In particular, the authors rail against government regulations meant to foster high density housing ( regulations which among other things, aim to reduce sprawl, and enable readier access to existing amenities, including transport) while simultaneously stressing that easy access to such amenities should be a central aim of policy. See if you can square these two contradictory positions. On one hand, the authors appear to recognise the problem of opening up land at the city margins, and fostering urban sprawl:

A residential location that only allows access to only a small segment of the job market in less than an hour commuting time has not much value to households, even if it is theoretically affordable. For instance, the government of South Africa has been building several million units of heavily subsidized“affordable” housing in areas that require long and expensive commute transport costs representing in some cases more than 50% of a worker salary. In this case, affordability without mobility is only a poverty trap. Affordability and spatial mobility are therefore inseparable objectives.

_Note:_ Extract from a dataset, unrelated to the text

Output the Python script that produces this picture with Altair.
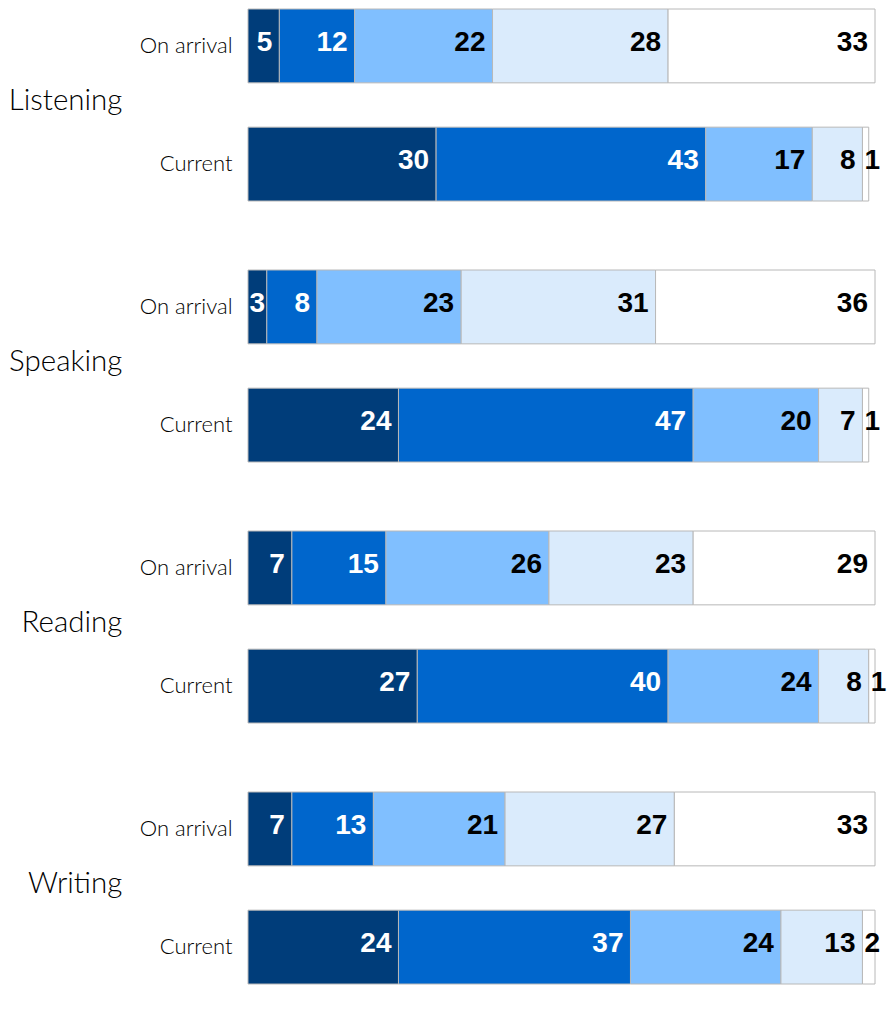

Indeed. An affordable home out in the boondocks and an unaffordable transport bill to get toi work is no real solution. But then the authors also seem to think the solution they favour - ie, more land opened up for real estate market purposes, and the abandonment of regulations that aim to foster high density housing etc - can be put in place without significant social and environmental cost:

....If planners abandoned abstracts and unmeasurable objectives like smart growth, liveability and sustainability to focus on what really matters – mobility and affordability – we could see a rapidly improving situation in many cities. I am not implying that planners should not be concerned with urban environmental issues. To the contrary, those issues are extremely important, but they should be considered a constraint to be solved not an end in itself.

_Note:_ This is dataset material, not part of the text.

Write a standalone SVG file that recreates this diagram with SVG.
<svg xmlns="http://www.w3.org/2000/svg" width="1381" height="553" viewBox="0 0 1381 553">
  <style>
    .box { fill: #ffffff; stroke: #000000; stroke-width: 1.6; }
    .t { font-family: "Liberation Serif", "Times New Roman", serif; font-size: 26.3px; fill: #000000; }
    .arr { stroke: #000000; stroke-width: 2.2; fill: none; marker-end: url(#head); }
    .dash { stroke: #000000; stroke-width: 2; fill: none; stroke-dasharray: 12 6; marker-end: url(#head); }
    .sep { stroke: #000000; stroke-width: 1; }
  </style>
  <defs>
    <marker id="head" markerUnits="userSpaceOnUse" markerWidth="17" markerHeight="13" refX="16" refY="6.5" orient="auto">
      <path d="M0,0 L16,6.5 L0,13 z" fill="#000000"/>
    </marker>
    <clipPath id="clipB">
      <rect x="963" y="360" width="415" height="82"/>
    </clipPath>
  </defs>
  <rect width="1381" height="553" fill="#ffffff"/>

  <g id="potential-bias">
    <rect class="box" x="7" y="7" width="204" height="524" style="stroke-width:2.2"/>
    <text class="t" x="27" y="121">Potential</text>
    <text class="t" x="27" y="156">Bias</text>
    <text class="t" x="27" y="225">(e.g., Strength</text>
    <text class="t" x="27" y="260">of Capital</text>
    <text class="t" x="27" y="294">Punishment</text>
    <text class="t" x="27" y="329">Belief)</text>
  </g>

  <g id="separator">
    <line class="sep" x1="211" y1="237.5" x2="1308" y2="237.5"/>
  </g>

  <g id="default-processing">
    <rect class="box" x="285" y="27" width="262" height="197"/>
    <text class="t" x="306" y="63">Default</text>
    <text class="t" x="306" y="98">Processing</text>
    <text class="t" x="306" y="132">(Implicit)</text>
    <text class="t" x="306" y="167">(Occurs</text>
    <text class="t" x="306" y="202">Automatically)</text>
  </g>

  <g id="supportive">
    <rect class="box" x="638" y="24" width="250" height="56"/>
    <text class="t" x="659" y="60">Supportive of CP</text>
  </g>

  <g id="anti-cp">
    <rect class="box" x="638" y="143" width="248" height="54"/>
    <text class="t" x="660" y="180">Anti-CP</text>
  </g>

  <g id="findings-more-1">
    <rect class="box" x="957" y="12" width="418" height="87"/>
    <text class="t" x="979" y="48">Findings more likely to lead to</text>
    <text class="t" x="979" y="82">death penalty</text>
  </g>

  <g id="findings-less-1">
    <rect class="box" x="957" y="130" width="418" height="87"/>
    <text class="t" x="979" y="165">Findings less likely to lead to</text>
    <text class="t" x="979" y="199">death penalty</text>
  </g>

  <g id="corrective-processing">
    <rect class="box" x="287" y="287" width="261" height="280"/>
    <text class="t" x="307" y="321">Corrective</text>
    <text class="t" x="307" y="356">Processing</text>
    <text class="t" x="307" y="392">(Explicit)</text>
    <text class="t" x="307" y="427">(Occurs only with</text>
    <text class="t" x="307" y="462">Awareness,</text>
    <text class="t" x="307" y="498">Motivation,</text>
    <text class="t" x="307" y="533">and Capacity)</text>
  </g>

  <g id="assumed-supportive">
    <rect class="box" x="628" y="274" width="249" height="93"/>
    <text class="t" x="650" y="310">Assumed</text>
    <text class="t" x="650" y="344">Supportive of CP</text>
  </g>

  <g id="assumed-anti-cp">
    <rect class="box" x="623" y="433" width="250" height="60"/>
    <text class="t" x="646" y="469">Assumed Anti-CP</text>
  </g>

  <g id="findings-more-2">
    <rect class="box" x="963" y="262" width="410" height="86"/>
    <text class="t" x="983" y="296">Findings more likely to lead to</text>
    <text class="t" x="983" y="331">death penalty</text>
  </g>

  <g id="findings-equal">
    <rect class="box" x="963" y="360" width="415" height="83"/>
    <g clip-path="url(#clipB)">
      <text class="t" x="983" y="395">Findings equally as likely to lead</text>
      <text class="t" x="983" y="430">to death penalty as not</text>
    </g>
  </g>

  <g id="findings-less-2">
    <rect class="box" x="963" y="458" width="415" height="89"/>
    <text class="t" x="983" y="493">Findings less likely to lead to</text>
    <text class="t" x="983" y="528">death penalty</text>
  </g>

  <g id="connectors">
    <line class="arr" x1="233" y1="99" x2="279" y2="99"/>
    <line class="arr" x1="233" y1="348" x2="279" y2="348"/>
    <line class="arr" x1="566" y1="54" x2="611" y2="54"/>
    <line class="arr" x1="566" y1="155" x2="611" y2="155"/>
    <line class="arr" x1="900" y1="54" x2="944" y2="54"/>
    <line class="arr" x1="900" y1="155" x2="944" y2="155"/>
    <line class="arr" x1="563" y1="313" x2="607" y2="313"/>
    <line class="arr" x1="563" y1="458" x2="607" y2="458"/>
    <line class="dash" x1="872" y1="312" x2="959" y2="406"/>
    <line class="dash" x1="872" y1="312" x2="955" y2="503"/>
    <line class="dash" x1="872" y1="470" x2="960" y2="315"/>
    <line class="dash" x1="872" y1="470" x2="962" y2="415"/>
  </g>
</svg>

Right. But saying urban environmental issues are important is pretty meaningless if the policies being advocated will make them worse. Because if we did focus only on those two factors - mobility and affordability - we would quickly arrive at the high cost, unsustainable solution that simply doesn’t work : namely, the building of more and more motorways. That said, it is always easy to pick holes in almost any attempted solution to the country’s crisis in affordable housing - which has been the product of ( among other things) the reluctance of successive governments to (a) build a sufficient number of affordable houses (b) devise a tax system that discourages speculation and (c) pursue a high wage, value added economic strategy for any but a select few.

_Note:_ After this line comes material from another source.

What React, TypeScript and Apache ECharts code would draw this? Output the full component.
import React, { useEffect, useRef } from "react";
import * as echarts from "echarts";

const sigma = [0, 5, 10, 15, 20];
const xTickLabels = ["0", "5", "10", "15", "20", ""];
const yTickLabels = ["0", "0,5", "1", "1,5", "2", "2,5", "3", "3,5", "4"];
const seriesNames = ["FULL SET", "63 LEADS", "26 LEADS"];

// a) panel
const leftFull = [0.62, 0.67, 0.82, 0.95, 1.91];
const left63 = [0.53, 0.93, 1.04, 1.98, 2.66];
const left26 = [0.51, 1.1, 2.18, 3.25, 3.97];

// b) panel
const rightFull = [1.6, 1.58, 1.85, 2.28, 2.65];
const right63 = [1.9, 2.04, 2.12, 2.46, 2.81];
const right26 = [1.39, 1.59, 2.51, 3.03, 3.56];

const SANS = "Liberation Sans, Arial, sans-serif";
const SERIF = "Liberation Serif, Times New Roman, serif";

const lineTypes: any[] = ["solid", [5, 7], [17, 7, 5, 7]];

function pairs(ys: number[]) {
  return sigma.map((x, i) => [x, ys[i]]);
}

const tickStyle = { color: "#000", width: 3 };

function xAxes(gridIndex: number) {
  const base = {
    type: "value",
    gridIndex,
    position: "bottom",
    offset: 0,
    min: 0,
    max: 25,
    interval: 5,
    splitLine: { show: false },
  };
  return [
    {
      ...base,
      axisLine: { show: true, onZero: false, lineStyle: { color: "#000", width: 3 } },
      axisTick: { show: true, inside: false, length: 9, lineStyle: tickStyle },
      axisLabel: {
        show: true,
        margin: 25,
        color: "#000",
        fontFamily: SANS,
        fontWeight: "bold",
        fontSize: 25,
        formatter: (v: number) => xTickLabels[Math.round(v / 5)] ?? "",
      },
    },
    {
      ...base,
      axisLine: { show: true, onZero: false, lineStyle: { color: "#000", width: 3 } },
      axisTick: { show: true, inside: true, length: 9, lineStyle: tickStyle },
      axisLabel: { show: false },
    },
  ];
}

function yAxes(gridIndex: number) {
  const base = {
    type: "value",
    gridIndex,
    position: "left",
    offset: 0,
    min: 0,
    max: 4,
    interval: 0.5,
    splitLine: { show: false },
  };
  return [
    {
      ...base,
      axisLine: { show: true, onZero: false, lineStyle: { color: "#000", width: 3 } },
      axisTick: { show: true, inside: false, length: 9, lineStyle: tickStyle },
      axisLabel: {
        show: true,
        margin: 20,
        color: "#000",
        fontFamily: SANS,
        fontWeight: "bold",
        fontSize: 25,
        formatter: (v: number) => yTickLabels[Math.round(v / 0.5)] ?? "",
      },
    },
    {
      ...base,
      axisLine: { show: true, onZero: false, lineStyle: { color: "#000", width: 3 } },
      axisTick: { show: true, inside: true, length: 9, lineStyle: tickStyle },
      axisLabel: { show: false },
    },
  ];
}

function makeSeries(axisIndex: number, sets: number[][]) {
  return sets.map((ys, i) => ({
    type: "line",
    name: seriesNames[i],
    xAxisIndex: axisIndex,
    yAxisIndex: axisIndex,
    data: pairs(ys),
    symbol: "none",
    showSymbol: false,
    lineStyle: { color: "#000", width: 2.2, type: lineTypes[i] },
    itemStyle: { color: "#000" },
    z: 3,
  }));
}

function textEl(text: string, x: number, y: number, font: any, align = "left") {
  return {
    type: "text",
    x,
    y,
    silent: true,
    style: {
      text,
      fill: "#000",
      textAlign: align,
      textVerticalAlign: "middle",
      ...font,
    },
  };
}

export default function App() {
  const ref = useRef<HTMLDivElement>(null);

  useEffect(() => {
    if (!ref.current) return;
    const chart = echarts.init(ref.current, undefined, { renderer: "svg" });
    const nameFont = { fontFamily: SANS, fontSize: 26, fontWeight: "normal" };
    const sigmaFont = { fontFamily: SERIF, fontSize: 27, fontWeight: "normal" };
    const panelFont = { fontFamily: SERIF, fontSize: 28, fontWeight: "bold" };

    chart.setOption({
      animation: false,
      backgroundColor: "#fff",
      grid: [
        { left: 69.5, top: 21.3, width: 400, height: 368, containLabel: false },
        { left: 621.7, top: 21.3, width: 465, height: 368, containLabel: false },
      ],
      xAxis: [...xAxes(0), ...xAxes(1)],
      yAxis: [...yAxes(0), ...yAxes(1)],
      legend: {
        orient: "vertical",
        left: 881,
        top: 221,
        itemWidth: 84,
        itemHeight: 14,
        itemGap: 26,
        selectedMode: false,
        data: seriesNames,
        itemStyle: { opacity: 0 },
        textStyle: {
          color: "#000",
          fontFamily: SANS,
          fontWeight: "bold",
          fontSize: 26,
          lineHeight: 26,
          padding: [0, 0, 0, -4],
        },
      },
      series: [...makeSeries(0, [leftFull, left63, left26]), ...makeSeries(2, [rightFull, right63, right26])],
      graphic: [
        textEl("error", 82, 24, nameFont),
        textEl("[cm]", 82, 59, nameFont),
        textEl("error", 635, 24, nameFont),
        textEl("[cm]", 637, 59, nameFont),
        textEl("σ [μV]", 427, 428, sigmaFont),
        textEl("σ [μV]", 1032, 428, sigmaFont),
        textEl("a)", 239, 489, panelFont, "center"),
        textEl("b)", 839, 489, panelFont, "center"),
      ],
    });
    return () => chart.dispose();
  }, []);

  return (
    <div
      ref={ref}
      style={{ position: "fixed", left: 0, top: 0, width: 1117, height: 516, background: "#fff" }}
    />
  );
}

Given that the current government seems devoid of significant policy on this subject, it will be interesting to see how strongly Labour leader David Cunliffe emphasises the housing crisis in his so called State of the Union address due to be delivered on January 27. The government has made it clear that it aims to fight this year’s election on its handling of an economy that is now showing strong signs of recovery. Just as clearly, Labour will be arguing that most voters will see few, if any, fruits of that recovery in their pay packets, or in their ability to provide a home for their families. In other words, the economy is shaping up to be a glass half empty / glass half full factor in this year’s election campaign. And if Cunliffe can’t make housing affordability bite as an election issue, he will struggle to get traction on any other grounds.